Helena Hauff's 'Discreet Desires' builds a recycled machine

Helena Hauff, "Discreet Desires" (Werkdiscs/Ninja Tune). The music of German electronic composer Helena Hauff sounds recycled from the remains of an abandoned Kraftwerk storage facility, as if the spare parts of old Roland, Moog, Nintendo, ARP and Buchla gear figured out a way to interface and become a single (barely) sentient machine.

Featuring rigid, unyielding beats, synth-pop dots and squiggles of synthetic melody, the 10 tracks on "Discreet Desires" thrive in the sweet spot between mechanical rigidity and humanoid improvisation. Interlocking rhythms drive the tracks, loops stacking atop one another every four beats until they've structured themselves sturdily and approach a certain majesty. Then weird stuff starts happening.


"Silver Sand & Boxes of Mould" hums along, a low-end repetitive bass-line swirling while shards of crystalline sound try to disrupt the order. "L'homme mort" has the vibe of a bunch of 1970s Roland gear — TB-303, TR-707 and TR-808 — trying to outmaneuver one another. Relaxing? Hardly. This stuff is a workout from beginning to end.

Kelela, "Hallucinogen EP" (Warp/Cherry Coffee). Like kindred spirits FKA Twigs and Dawn Richard, the Los Angeles-based experimental R&B artist Kelela uses samples of her voice to create sensual bliss. By overlaying washes of vocal texture above computer-driven rhythms that perform extra-human feats, the singer and her producers create tracks that split the difference between commercial R&B and out-there experimental beat music.

For "All the Way Down," Kelela works with the Grammy-nominated Inglewood producer DJ Dahi, best known for his work with the rapper Drake. Opener "A Message" is a minimal, tripped-out track built by British producer Arca that features Kelela's voice manipulated within so many filters that the end result is dizzying, especially when heard loud on headphones. Kelela's not the greatest lyricist; this is confessional stuff that succeeds more due to the depth of its emotion than its craft. But the effect is often magnetic.
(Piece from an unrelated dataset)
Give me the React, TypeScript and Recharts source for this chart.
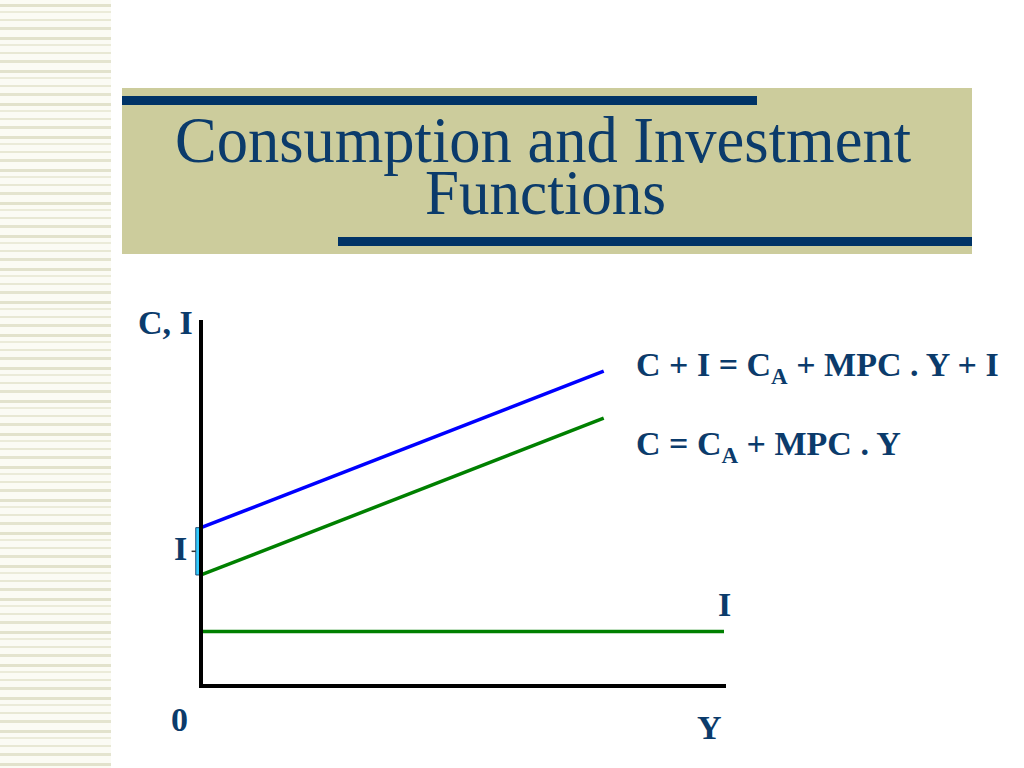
import { LineChart, Line, XAxis, YAxis, ReferenceLine, ReferenceArea } from 'recharts';

// income levels along the Y axis (0-100 scale)
const incomeLevels = [0, 77, 100];
// consumption C = CA + MPC . Y
const consumption = [30.5, 73.6, null];
// aggregate C + I
const consumptionPlusInvestment = [43.5, 86.5, null];
// autonomous investment I
const investment = [15, 15, 15];

const TEXT = '#0b3b6b';
const FONT = '"Liberation Serif", "Times New Roman", serif';

const chartData = incomeLevels.map((y, i) => ({
  income: y,
  c: consumption[i],
  ci: consumptionPlusInvestment[i],
  inv: investment[i],
}));

const stripes =
  'repeating-linear-gradient(to bottom, #fbfbf4 0px, #fbfbf4 4px, #e2e2cc 4px, #e2e2cc 7px, #fbfbf4 7px, #fbfbf4 11px, #ebebd9 11px, #ebebd9 13px, #fbfbf4 13px, #fbfbf4 19px, #e8e8d4 19px, #e8e8d4 21px, #fbfbf4 21px, #fbfbf4 27px, #e4e4cf 27px, #e4e4cf 30px, #fbfbf4 30px, #fbfbf4 33px)';

export default function App() {
  return (
    <div
      style={{
        position: 'absolute',
        left: 0,
        top: 0,
        width: 1024,
        height: 768,
        background: '#fff',
        overflow: 'hidden',
      }}
    >
      <div style={{ position: 'absolute', left: 0, top: 0, width: 111, height: 768, background: stripes }} />
      <div style={{ position: 'absolute', left: 122, top: 88, width: 850, height: 166, background: '#cccc9c' }} />
      <div style={{ position: 'absolute', left: 122, top: 96, width: 635, height: 9, background: '#003366' }} />
      <div style={{ position: 'absolute', left: 338, top: 237, width: 634, height: 9, background: '#003366' }} />

      <div style={{ position: 'absolute', left: 0, top: 0 }}>
        <LineChart
          width={1024}
          height={768}
          data={chartData}
          margin={{ top: 322, left: 201, right: 300, bottom: 82 }}
        >
          <XAxis dataKey="income" type="number" domain={[0, 100]} hide />
          <YAxis type="number" domain={[0, 100]} hide />
          <ReferenceArea
            x1={-1}
            x2={0}
            y1={30.5}
            y2={43.5}
            ifOverflow="visible"
            fill="#33ccff"
            fillOpacity={1}
            stroke="#1f4e79"
            strokeWidth={1}
          />
          <ReferenceLine
            segment={[{ x: -1.8, y: 37 }, { x: -1, y: 37 }]}
            ifOverflow="visible"
            stroke="#333"
            strokeWidth={1.5}
          />
          <Line dataKey="inv" stroke="#008000" strokeWidth={3.5} dot={false} isAnimationActive={false} />
          <Line dataKey="c" stroke="#008000" strokeWidth={3.5} dot={false} isAnimationActive={false} />
          <Line dataKey="ci" stroke="#0000ff" strokeWidth={3.5} dot={false} isAnimationActive={false} />
          <ReferenceLine
            segment={[{ x: 0, y: 0 }, { x: 0, y: 100 }]}
            ifOverflow="visible"
            stroke="#000"
            strokeWidth={4}
            strokeLinecap="square"
          />
          <ReferenceLine
            segment={[{ x: 0, y: 0 }, { x: 100, y: 0 }]}
            ifOverflow="visible"
            stroke="#000"
            strokeWidth={4}
            strokeLinecap="square"
          />
        </LineChart>
      </div>

      <svg
        width={1024}
        height={768}
        style={{ position: 'absolute', left: 0, top: 0, pointerEvents: 'none' }}
        fontFamily={FONT}
        fill={TEXT}
      >
        <text x={175} y={162} fontSize={66} textLength={736} lengthAdjust="spacingAndGlyphs">
          Consumption and Investment
        </text>
        <text x={425} y={214} fontSize={64} textLength={241} lengthAdjust="spacingAndGlyphs">
          Functions
        </text>

        <g fontWeight="bold" fontSize={34}>
          <text x={138} y={334}>C, I</text>
          <text x={636} y={376}>
            C + I = C<tspan fontSize={23} dy={8}>A</tspan>
            <tspan dy={-8}> + MPC . Y + I</tspan>
          </text>
          <text x={636} y={455}>
            C = C<tspan fontSize={23} dy={8}>A</tspan>
            <tspan dy={-8}> + MPC . Y</tspan>
          </text>
          <text x={174} y={560}>I</text>
          <text x={718} y={616}>I</text>
          <text x={171} y={731}>0</text>
          <text x={697} y={739}>Y</text>
        </g>
      </svg>
    </div>
  );
}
James Blake featuring Bon Iver's Justin Vernon, "The Sound of Silence" (BBC Radio performance). At this point an American standard, Simon & Garfunkel's "The Sound of Silence" is so universally appreciated that it's tough to even see it as a pop song anymore. It's its own thing, a meditation on life that's ingrained in the country's psyche.

Grammy-nominated British ambient soul artist James Blake's new version with Grammy-winning Bon Iver frontman Justin Vernon strips all that away until what remains is that sweet set of lyrics, delivered with a mellifluous, melodic phrasing, striking harmonies and a hint of underlying structure. They performed their version on BBC Radio 1 last week; the result offers a reminder of the song's inherent power, and the ways it can be re-imagined for new generations.